The $\beta$-delayed $\gamma$-ray spectrum detected following the decay of ${}^{68}\mathrm{Co}$. Dashed vertical lines mark the energies of $\gamma$ rays known to follow primarily decay from only one of the two $\beta$-decaying states of ${}^{68}\mathrm{Co}$. $\gamma$ rays at 478 keV follow decay from the low-spin state and $\gamma$ rays at 324 and 595 keV follow decay from the high-spin state. The presence of clear peaks at 324 and 595 keV and the lack of a peak at 478 keV suggest that the high-spin $\beta$-decaying state of ${}^{68}\mathrm{Co}$ was measured in this experiment. Other peaks in the spectrum have all been identified from either natural background radiation or ${}^{68}\mathrm{Co}$ decays common to both $\beta$-decaying states.

Figure 4

Two-neutron separation energies $S_{2n}$ plotted as a function of neutron number $N$ for isotopes of Fe, Co, Ni, and Cu.

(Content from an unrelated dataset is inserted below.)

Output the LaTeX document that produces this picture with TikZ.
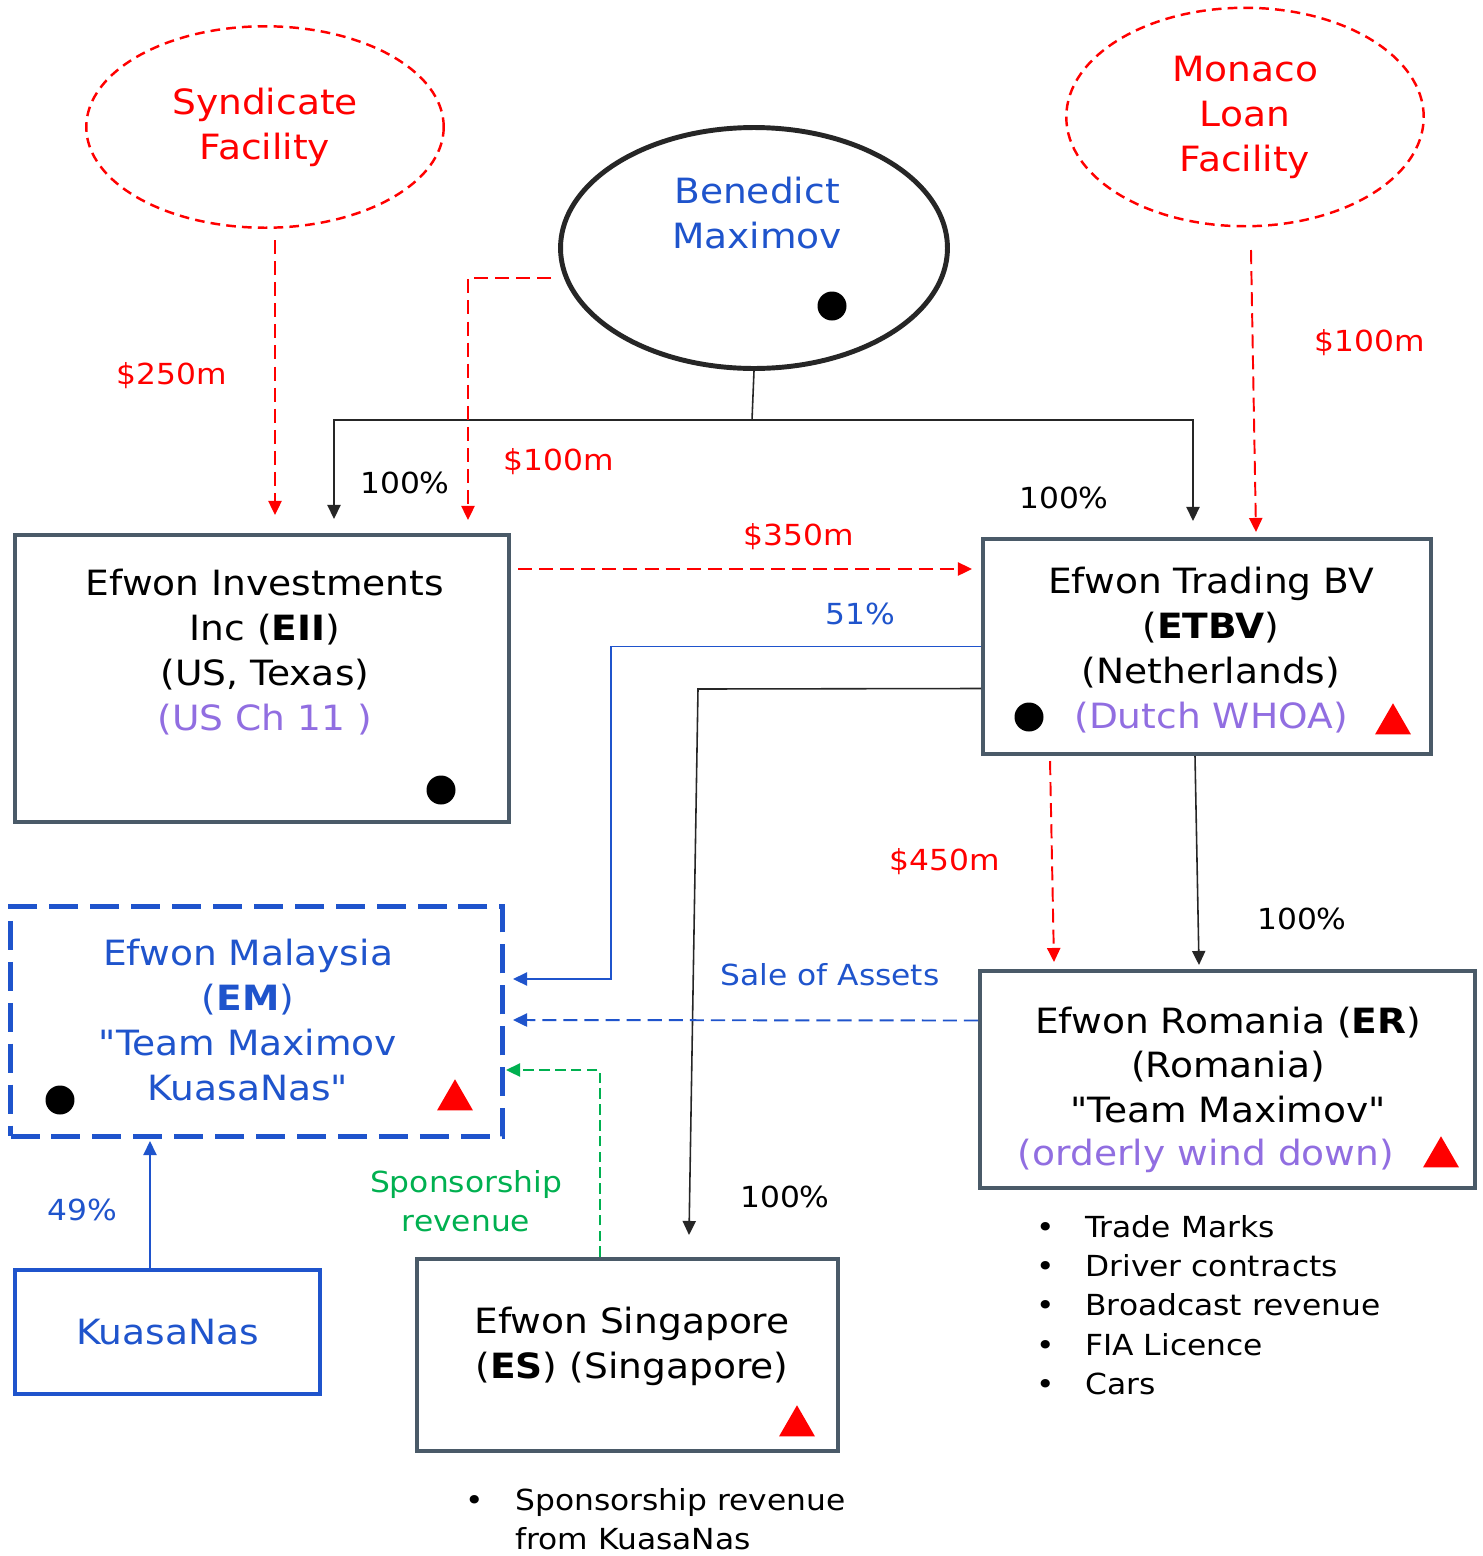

Lighter (green) square points correspond to new Co values from this work and darker (black) circles correspond to data from AME2016 [14]. Points plotted with an x marker indicate values derived not from purely experimental data in the AME2016.

Figure 5

Neutron shell gap ${\mathrm{\Delta }}_N$ plotted as a function of neutron number $N$ for isotopes of Fe, Co, Ni, and Cu. The lighter (green) curve corresponds to new Co values from this work and the darker (black) curves correspond to data from AME2016 [14]. Points plotted with an x marker indicate values derived not from purely experimental data in the AME2016. Inset: Neutron shell gap plotted as a function of proton number $Z$ for isotopes with $N=40$ neutrons.

Figure 6

Two-neutron separation energies $S_{2n}$ plotted as a function of neutron number $N$ for the Ni isotopic chain. The solid black data correspond to data from AME2016, and the dashed lines correspond to IM-SRG theoretical calculations. Blue triangles use a ${}^{40}\mathrm{Ca}$ core for $N\le 40(\mathrm{pf}$ neutron valence space) and a ${}^{60}\mathrm{Ca}$ core for $N>40$ (sdg neutron valence space). Red squares use a $p{f}_{5/2}{g}_{9/2}$ valence space for protons and neutrons for the entire chain starting from a ${}^{56}\mathrm{Ni}$ core.